DATASET CONTENT |
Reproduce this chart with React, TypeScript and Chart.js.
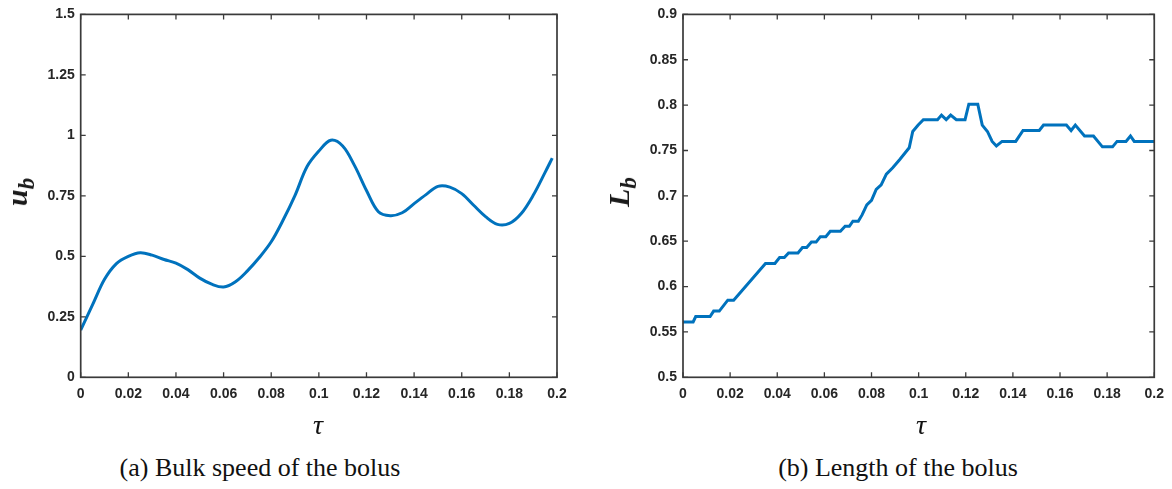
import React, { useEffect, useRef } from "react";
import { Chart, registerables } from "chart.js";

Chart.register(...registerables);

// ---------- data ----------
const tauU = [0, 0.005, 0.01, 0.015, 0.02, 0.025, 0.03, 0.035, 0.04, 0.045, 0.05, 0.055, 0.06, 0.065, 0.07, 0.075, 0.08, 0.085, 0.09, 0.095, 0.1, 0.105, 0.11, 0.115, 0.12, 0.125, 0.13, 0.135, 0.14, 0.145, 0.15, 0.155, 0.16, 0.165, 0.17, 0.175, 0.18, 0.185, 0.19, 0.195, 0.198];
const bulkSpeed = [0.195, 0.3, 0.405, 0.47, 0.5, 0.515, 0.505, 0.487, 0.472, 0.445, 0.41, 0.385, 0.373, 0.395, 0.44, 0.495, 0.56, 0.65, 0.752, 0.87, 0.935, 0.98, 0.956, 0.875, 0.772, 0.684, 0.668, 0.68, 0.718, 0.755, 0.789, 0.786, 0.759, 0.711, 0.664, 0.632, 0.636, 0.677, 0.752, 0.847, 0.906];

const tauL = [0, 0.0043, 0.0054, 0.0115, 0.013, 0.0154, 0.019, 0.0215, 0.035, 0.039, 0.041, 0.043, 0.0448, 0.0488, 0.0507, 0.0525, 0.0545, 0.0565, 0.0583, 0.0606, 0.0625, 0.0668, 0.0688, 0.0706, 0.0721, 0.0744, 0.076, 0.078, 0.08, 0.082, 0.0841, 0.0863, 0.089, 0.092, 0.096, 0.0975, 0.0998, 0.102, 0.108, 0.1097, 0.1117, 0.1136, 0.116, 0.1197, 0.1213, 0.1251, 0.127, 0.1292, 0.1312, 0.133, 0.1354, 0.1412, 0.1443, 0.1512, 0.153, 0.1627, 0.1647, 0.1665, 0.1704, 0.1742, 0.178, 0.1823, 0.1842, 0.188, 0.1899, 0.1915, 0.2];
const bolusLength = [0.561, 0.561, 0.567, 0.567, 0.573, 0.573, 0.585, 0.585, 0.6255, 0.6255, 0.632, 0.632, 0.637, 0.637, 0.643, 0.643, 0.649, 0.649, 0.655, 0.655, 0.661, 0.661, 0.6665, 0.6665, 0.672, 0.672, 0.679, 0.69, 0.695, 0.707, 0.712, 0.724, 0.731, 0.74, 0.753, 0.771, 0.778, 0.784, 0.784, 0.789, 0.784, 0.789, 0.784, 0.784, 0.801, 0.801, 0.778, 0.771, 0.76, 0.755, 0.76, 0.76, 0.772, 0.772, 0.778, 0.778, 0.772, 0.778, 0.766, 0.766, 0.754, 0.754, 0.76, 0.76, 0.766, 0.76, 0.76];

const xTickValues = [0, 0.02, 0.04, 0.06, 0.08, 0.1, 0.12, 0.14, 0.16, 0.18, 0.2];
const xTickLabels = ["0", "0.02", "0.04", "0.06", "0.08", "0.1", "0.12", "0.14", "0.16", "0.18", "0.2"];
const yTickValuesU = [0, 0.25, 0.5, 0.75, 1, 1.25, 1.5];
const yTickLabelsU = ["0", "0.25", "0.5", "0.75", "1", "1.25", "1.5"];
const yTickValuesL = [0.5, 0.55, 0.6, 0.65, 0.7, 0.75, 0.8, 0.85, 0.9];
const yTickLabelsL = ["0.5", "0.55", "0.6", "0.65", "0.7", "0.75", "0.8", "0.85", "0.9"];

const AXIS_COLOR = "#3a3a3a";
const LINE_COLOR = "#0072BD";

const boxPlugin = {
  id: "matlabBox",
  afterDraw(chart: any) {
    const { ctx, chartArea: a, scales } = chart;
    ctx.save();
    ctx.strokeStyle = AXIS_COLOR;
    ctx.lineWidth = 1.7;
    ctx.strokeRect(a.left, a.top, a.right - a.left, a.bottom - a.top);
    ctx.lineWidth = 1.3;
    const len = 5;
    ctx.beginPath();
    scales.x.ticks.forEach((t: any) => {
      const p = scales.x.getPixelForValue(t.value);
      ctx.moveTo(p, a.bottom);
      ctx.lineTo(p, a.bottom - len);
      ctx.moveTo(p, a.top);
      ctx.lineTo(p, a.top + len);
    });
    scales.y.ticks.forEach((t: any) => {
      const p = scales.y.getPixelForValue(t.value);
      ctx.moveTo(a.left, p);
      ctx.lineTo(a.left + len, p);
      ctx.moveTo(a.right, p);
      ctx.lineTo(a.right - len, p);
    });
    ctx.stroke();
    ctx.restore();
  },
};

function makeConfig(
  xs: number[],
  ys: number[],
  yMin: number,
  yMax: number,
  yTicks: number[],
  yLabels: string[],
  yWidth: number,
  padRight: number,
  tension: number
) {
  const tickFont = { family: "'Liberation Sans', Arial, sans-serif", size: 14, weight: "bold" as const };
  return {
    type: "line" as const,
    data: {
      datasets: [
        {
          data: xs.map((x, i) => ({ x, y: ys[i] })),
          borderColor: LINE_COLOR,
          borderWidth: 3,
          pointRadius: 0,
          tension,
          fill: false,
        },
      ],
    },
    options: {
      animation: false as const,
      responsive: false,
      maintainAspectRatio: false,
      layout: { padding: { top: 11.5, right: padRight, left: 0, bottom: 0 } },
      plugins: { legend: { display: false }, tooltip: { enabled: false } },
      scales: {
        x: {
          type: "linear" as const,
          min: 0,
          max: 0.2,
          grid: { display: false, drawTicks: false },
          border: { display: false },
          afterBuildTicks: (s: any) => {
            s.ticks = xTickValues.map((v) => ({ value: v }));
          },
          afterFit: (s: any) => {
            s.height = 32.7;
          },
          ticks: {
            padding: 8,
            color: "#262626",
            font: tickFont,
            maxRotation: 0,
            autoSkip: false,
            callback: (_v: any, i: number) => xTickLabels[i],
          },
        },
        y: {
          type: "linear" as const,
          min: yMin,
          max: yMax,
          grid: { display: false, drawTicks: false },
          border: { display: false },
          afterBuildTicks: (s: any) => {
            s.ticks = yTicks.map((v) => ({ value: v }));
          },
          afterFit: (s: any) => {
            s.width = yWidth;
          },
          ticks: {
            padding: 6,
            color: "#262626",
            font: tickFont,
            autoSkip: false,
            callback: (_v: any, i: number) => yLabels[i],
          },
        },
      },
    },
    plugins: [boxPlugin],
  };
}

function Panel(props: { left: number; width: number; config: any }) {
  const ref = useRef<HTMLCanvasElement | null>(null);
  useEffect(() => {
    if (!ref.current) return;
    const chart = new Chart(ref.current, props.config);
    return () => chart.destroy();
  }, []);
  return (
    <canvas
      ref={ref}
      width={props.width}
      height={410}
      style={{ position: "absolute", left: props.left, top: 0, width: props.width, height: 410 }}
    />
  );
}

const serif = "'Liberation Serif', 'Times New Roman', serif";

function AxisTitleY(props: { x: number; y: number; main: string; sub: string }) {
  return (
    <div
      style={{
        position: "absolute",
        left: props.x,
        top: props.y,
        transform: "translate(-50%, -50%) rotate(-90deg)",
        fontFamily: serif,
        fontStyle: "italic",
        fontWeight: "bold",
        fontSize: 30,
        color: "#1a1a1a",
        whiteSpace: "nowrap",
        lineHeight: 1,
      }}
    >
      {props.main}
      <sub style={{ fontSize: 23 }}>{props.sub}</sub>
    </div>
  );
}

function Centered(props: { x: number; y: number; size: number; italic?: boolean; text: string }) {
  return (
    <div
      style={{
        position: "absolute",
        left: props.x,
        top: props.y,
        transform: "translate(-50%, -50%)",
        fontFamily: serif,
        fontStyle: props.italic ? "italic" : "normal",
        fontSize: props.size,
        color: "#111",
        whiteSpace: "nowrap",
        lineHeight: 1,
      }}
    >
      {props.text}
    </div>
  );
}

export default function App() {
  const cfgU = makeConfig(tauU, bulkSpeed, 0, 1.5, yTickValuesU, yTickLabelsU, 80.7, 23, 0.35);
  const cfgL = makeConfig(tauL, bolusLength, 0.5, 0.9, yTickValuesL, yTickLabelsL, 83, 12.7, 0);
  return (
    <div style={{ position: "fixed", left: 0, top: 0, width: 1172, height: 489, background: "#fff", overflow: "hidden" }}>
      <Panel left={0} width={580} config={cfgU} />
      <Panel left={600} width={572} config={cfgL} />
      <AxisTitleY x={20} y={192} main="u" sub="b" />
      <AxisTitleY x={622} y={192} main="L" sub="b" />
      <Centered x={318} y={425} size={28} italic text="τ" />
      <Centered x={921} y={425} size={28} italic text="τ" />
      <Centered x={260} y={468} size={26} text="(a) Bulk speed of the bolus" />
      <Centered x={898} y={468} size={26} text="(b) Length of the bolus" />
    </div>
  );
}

WHAT IS BEING ASKED |
Reply with one number only: how many lines of the listing hold "React"?

IN RESPONSE |
2